--- Directions ---
Give back the full listing verbatim, apart from its images.

===============

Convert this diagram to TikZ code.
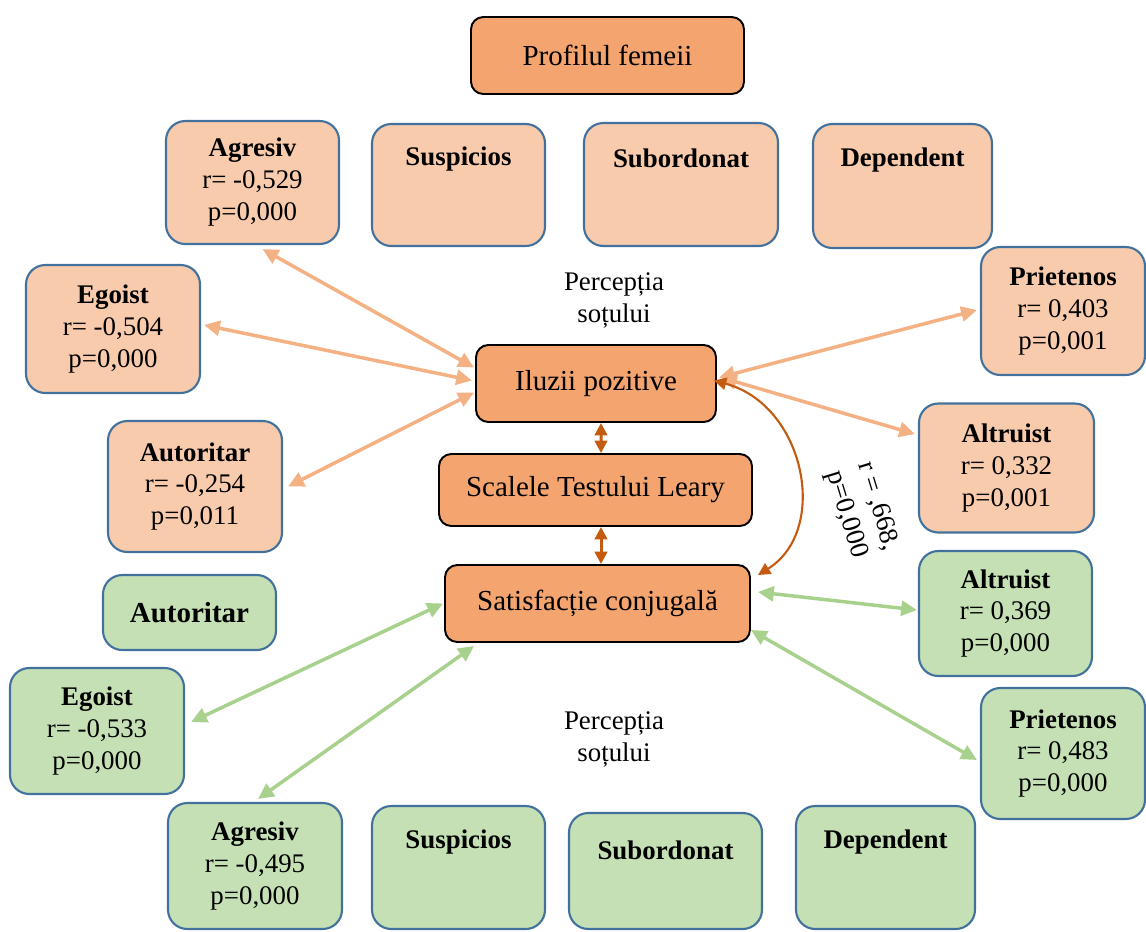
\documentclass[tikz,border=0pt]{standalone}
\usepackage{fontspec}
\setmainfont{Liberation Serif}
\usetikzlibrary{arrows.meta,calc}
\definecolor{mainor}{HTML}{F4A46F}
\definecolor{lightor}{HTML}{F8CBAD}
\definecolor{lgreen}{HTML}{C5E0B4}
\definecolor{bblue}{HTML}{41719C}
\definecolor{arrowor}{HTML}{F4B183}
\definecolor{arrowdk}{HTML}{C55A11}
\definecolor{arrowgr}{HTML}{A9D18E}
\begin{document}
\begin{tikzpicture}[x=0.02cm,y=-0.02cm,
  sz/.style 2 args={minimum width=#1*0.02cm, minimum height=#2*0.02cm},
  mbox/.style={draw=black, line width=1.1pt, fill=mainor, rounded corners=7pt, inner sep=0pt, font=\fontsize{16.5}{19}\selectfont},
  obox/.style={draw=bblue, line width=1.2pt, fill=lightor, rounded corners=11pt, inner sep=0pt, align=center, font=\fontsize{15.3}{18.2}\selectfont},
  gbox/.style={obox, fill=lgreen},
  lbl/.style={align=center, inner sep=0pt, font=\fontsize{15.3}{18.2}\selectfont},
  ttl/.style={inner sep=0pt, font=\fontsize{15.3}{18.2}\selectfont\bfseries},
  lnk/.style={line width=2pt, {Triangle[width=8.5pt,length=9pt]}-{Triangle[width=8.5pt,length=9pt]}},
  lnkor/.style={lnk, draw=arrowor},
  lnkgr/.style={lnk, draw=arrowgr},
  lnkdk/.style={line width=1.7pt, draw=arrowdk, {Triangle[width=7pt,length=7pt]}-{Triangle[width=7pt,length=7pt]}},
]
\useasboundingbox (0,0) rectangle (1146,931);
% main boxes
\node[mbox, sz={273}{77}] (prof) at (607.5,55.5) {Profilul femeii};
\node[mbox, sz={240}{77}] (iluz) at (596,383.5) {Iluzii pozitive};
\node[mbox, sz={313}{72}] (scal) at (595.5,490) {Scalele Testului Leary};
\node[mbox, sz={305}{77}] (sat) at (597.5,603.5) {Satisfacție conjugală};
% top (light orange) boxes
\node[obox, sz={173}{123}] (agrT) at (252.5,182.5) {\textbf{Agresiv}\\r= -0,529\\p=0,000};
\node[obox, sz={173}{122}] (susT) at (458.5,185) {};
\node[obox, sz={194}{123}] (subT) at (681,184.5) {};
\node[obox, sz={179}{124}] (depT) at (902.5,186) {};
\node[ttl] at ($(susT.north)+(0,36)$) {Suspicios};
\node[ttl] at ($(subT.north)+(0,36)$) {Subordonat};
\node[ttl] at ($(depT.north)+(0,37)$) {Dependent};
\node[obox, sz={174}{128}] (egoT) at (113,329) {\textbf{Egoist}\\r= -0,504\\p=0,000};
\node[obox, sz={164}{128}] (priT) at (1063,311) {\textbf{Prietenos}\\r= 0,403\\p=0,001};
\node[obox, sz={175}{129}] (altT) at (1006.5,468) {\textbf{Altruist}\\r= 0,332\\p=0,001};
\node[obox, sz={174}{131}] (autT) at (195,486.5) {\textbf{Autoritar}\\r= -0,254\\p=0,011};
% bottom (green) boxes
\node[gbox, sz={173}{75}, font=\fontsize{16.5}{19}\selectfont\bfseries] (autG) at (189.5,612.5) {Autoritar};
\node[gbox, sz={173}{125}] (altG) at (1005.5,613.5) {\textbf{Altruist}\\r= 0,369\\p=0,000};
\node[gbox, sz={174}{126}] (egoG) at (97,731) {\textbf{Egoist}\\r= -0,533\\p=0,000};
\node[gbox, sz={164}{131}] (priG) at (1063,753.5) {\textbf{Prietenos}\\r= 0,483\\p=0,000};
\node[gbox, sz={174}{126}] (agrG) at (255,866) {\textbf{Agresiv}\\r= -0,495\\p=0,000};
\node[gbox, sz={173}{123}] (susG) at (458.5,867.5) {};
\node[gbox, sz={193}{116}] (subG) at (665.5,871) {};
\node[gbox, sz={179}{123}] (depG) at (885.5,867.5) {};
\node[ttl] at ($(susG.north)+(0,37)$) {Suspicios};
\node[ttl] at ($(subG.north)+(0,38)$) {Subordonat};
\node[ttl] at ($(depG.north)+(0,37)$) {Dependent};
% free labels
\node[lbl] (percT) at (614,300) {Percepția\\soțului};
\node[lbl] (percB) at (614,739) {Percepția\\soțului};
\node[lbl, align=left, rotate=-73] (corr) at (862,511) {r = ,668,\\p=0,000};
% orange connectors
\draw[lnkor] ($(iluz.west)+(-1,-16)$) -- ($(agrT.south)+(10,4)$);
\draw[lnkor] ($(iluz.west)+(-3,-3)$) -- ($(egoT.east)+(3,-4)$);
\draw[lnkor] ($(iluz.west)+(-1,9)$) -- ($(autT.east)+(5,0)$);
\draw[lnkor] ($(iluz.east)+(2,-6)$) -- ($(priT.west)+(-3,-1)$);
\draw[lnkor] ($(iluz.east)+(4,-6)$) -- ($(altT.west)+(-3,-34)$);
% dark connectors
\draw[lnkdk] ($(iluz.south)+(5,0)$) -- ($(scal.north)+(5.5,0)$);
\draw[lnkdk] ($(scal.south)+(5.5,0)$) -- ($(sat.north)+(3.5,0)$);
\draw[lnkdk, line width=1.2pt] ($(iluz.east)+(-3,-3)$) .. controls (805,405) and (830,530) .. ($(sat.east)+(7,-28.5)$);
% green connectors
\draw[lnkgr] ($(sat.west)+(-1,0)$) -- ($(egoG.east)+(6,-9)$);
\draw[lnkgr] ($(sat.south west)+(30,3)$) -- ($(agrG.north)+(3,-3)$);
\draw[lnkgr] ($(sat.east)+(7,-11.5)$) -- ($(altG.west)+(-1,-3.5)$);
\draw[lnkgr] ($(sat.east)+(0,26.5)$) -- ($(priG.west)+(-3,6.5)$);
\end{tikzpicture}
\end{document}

===============

--- Exercise output ---
Convert this diagram to TikZ code.
\documentclass[tikz,border=0pt]{standalone}
\usepackage{fontspec}
\setmainfont{Liberation Serif}
\usetikzlibrary{arrows.meta,calc}
\definecolor{mainor}{HTML}{F4A46F}
\definecolor{lightor}{HTML}{F8CBAD}
\definecolor{lgreen}{HTML}{C5E0B4}
\definecolor{bblue}{HTML}{41719C}
\definecolor{arrowor}{HTML}{F4B183}
\definecolor{arrowdk}{HTML}{C55A11}
\definecolor{arrowgr}{HTML}{A9D18E}
\begin{document}
\begin{tikzpicture}[x=0.02cm,y=-0.02cm,
  sz/.style 2 args={minimum width=#1*0.02cm, minimum height=#2*0.02cm},
  mbox/.style={draw=black, line width=1.1pt, fill=mainor, rounded corners=7pt, inner sep=0pt, font=\fontsize{16.5}{19}\selectfont},
  obox/.style={draw=bblue, line width=1.2pt, fill=lightor, rounded corners=11pt, inner sep=0pt, align=center, font=\fontsize{15.3}{18.2}\selectfont},
  gbox/.style={obox, fill=lgreen},
  lbl/.style={align=center, inner sep=0pt, font=\fontsize{15.3}{18.2}\selectfont},
  ttl/.style={inner sep=0pt, font=\fontsize{15.3}{18.2}\selectfont\bfseries},
  lnk/.style={line width=2pt, {Triangle[width=8.5pt,length=9pt]}-{Triangle[width=8.5pt,length=9pt]}},
  lnkor/.style={lnk, draw=arrowor},
  lnkgr/.style={lnk, draw=arrowgr},
  lnkdk/.style={line width=1.7pt, draw=arrowdk, {Triangle[width=7pt,length=7pt]}-{Triangle[width=7pt,length=7pt]}},
]
\useasboundingbox (0,0) rectangle (1146,931);
% main boxes
\node[mbox, sz={273}{77}] (prof) at (607.5,55.5) {Profilul femeii};
\node[mbox, sz={240}{77}] (iluz) at (596,383.5) {Iluzii pozitive};
\node[mbox, sz={313}{72}] (scal) at (595.5,490) {Scalele Testului Leary};
\node[mbox, sz={305}{77}] (sat) at (597.5,603.5) {Satisfacție conjugală};
% top (light orange) boxes
\node[obox, sz={173}{123}] (agrT) at (252.5,182.5) {\textbf{Agresiv}\\r= -0,529\\p=0,000};
\node[obox, sz={173}{122}] (susT) at (458.5,185) {};
\node[obox, sz={194}{123}] (subT) at (681,184.5) {};
\node[obox, sz={179}{124}] (depT) at (902.5,186) {};
\node[ttl] at ($(susT.north)+(0,36)$) {Suspicios};
\node[ttl] at ($(subT.north)+(0,36)$) {Subordonat};
\node[ttl] at ($(depT.north)+(0,37)$) {Dependent};
\node[obox, sz={174}{128}] (egoT) at (113,329) {\textbf{Egoist}\\r= -0,504\\p=0,000};
\node[obox, sz={164}{128}] (priT) at (1063,311) {\textbf{Prietenos}\\r= 0,403\\p=0,001};
\node[obox, sz={175}{129}] (altT) at (1006.5,468) {\textbf{Altruist}\\r= 0,332\\p=0,001};
\node[obox, sz={174}{131}] (autT) at (195,486.5) {\textbf{Autoritar}\\r= -0,254\\p=0,011};
% bottom (green) boxes
\node[gbox, sz={173}{75}, font=\fontsize{16.5}{19}\selectfont\bfseries] (autG) at (189.5,612.5) {Autoritar};
\node[gbox, sz={173}{125}] (altG) at (1005.5,613.5) {\textbf{Altruist}\\r= 0,369\\p=0,000};
\node[gbox, sz={174}{126}] (egoG) at (97,731) {\textbf{Egoist}\\r= -0,533\\p=0,000};
\node[gbox, sz={164}{131}] (priG) at (1063,753.5) {\textbf{Prietenos}\\r= 0,483\\p=0,000};
\node[gbox, sz={174}{126}] (agrG) at (255,866) {\textbf{Agresiv}\\r= -0,495\\p=0,000};
\node[gbox, sz={173}{123}] (susG) at (458.5,867.5) {};
\node[gbox, sz={193}{116}] (subG) at (665.5,871) {};
\node[gbox, sz={179}{123}] (depG) at (885.5,867.5) {};
\node[ttl] at ($(susG.north)+(0,37)$) {Suspicios};
\node[ttl] at ($(subG.north)+(0,38)$) {Subordonat};
\node[ttl] at ($(depG.north)+(0,37)$) {Dependent};
% free labels
\node[lbl] (percT) at (614,300) {Percepția\\soțului};
\node[lbl] (percB) at (614,739) {Percepția\\soțului};
\node[lbl, align=left, rotate=-73] (corr) at (862,511) {r = ,668,\\p=0,000};
% orange connectors
\draw[lnkor] ($(iluz.west)+(-1,-16)$) -- ($(agrT.south)+(10,4)$);
\draw[lnkor] ($(iluz.west)+(-3,-3)$) -- ($(egoT.east)+(3,-4)$);
\draw[lnkor] ($(iluz.west)+(-1,9)$) -- ($(autT.east)+(5,0)$);
\draw[lnkor] ($(iluz.east)+(2,-6)$) -- ($(priT.west)+(-3,-1)$);
\draw[lnkor] ($(iluz.east)+(4,-6)$) -- ($(altT.west)+(-3,-34)$);
% dark connectors
\draw[lnkdk] ($(iluz.south)+(5,0)$) -- ($(scal.north)+(5.5,0)$);
\draw[lnkdk] ($(scal.south)+(5.5,0)$) -- ($(sat.north)+(3.5,0)$);
\draw[lnkdk, line width=1.2pt] ($(iluz.east)+(-3,-3)$) .. controls (805,405) and (830,530) .. ($(sat.east)+(7,-28.5)$);
% green connectors
\draw[lnkgr] ($(sat.west)+(-1,0)$) -- ($(egoG.east)+(6,-9)$);
\draw[lnkgr] ($(sat.south west)+(30,3)$) -- ($(agrG.north)+(3,-3)$);
\draw[lnkgr] ($(sat.east)+(7,-11.5)$) -- ($(altG.west)+(-1,-3.5)$);
\draw[lnkgr] ($(sat.east)+(0,26.5)$) -- ($(priG.west)+(-3,6.5)$);
\end{tikzpicture}
\end{document}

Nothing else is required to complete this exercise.